Romy und Ben sind an einem kleinen Stadttheater engagiert, sie als Souffleuse, er für den Romeo. Zwar wäre Romy lieber auf anstelle „unter“ der Bühne und sie hält sich auch ohne jeden Zweifel für die bessere Julia als die in dieser Rolle agierende Schauspielerin. Zudem ist sie beinahe unsterblich in Ben verliebt und so spielen sich  weite Teile der Dialoge nicht zwischen Romeo und Julia sondern zwischen Romeo und Romy ab. Was den Ablauf auf der Bühne nicht unerheblich stört und letztlich dazu führt, dass die Premiere ein ziemliches Desaster wird.
Romy hat zudem die Nachricht vom Tod ihrer Großmutter Lene erhalten, bei der sie nach dem frühen Tod der Mutter aufgewachsen ist.
Nach der Beisetzung beschließt sie erst einmal, in diesem winzigen und verlassenen Dorf in Sachsen, kurz vor der Grenze zu Tschechien, zu bleiben und sich über ihr weiteres Leben Gedanken zu machen. Den kleinen Hof und eine geringe Menge Bargeld hat sie geerbt und so muss sie sich nicht um die nächsten Wochen und Monate sorgen.
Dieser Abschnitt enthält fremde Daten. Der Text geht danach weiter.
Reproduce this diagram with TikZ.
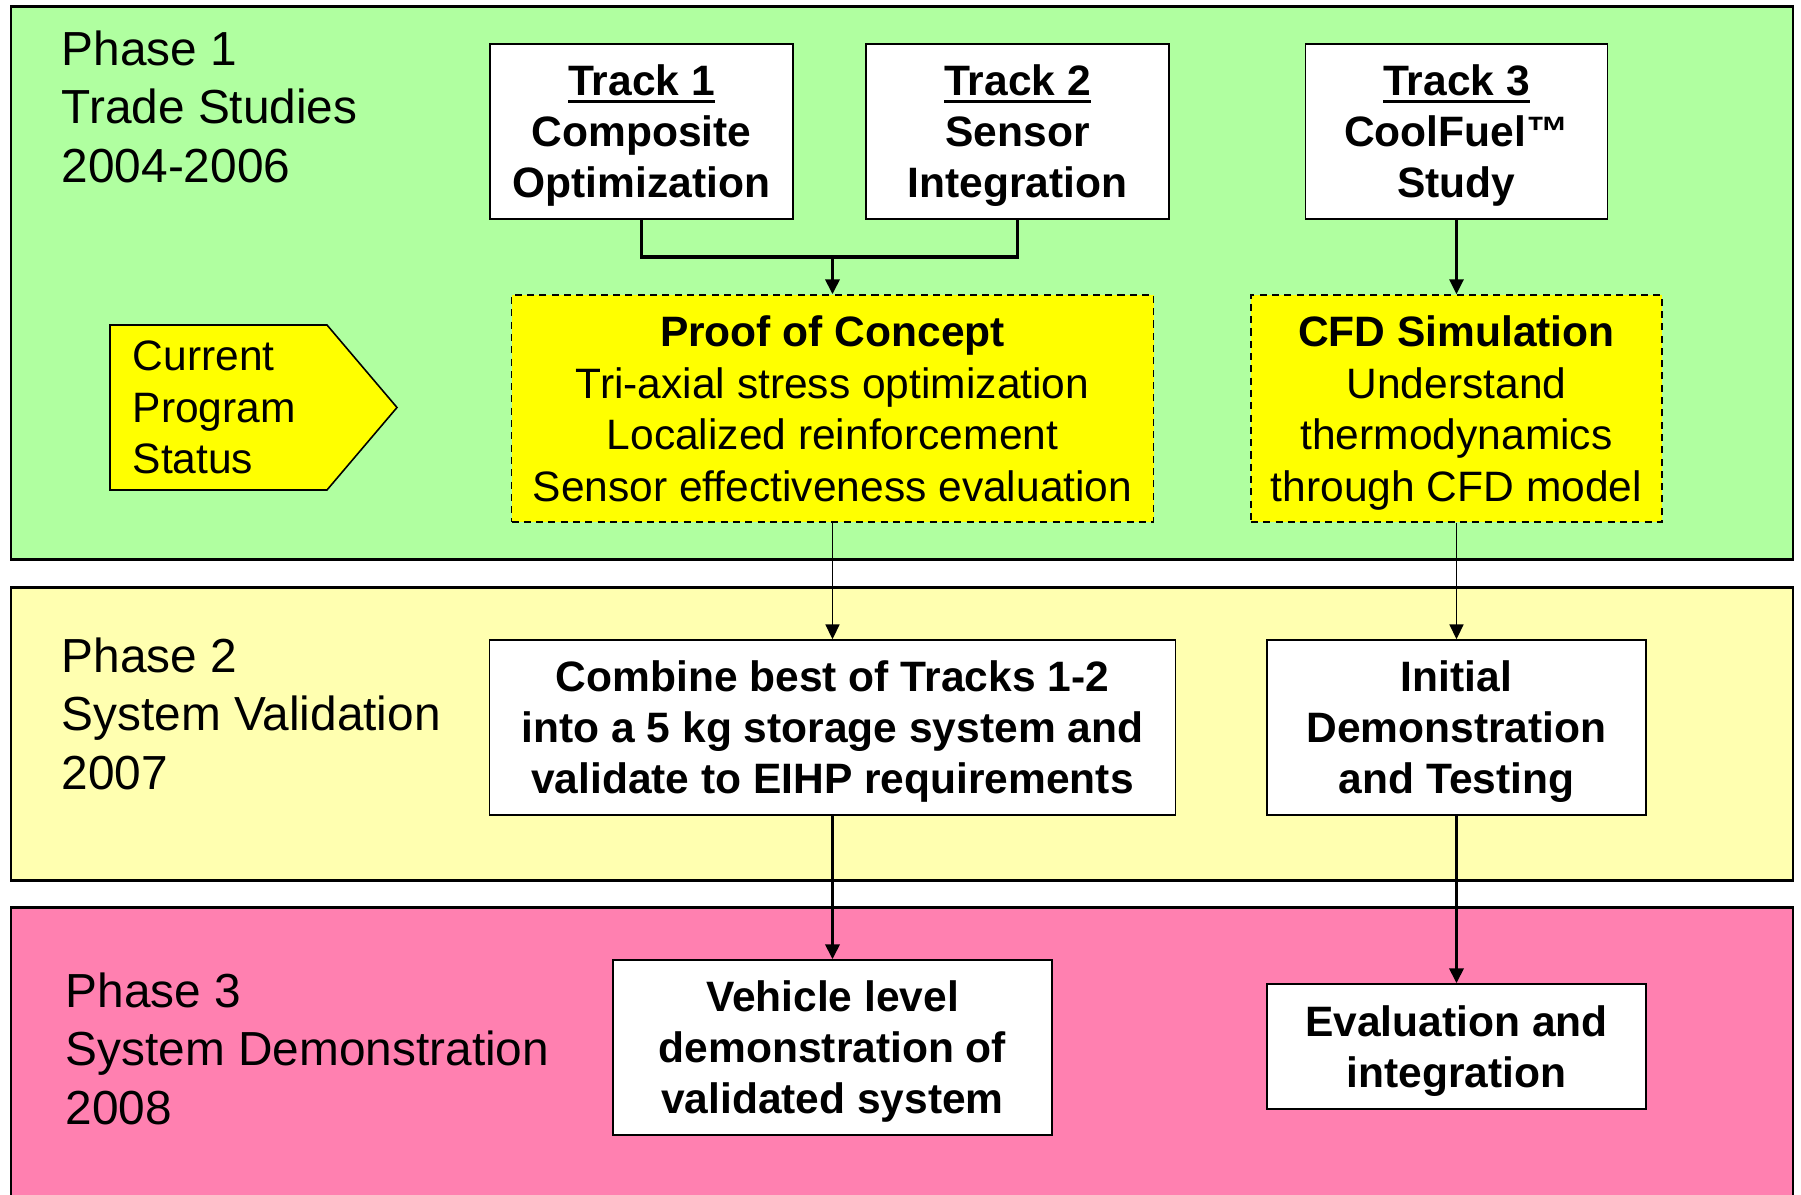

In diesem Dorf Großzerlitsch leben nur noch eine sehr überschaubare Anzahl Menschen, vorwiegend bereits in sehr fortgeschrittenem Lebensalter. Sie haben sich darin eingerichtet, auf ihr Lebensende zu warten und auf eine unausgesprochene Form um die verbliebenen drei freien Grabstellen auf ihrem Friedhof zu konkurrieren. Danach werden die Beerdigungen nach Kleinzerlitzsch verlegt und dorthin will keiner zu seiner letzten Ruhe Eines der Gräber ist durch den Tod Oma Lenes jetzt schon belegt, ein unausgesprochener Wettstreit unter den Alten hat begonnen.
Romy kommt durch den Anblick der alten Scheune auf ihrem Hof eine kühne, ja geradezu eine vermessene Idee.
Gemeinsam ein elisabethanisches Theater in dieser Scheune entstehen zu lassen, gemeinsam mit den Alten des Dorfes und dann Romeo und Julia aufführen …..
Zunächst sind alle sehr skeptisch, sie wird belächelt bis ausgelacht. Aber – nach und nach kommen immer der Bewohner und sagen zunächst sehr zögerlich, später immer deutlicher „ich bin dabei“. Romy ist überglücklich.
Der Hauptteil des Romans erzählt jetzt von diesem Vorhaben - von der ersten Zeichnung, über Probleme mit der Genehmigung, der immer wieder wackeligen Finanzierung, vielen bautechnischen Fragen, von den Kostümen und den Proben und vor allem davon, wie aus dieser sehr gemischten Truppe im Laufe des Projekts immer mehr eine verschworene Gemeinschaft wird, die aus jedem Rückschlag mit mehr Selbstbewusstsein wieder aufsteht. Und weitermacht. Mittlerweile denkt niemand mehr über den Tod und die beiden letzten Grabstellen nach, alle leben wieder sehr aktiv und blühen geradezu auf.
Diese so sehr vielfältigen Facetten der Menschlichkeit, des Miteinander, des Wissens um die eigenen Stärken, sind es, die das Buch so lesenswert machen. Sich Romeo und Julia, hochbetagt und sächselnd, auf der Bühne vorzustellen, auch alle anderen Darsteller/innen in hohen Lebensjahren, das erzeugt schon ganz besondere Bilder im Kopf.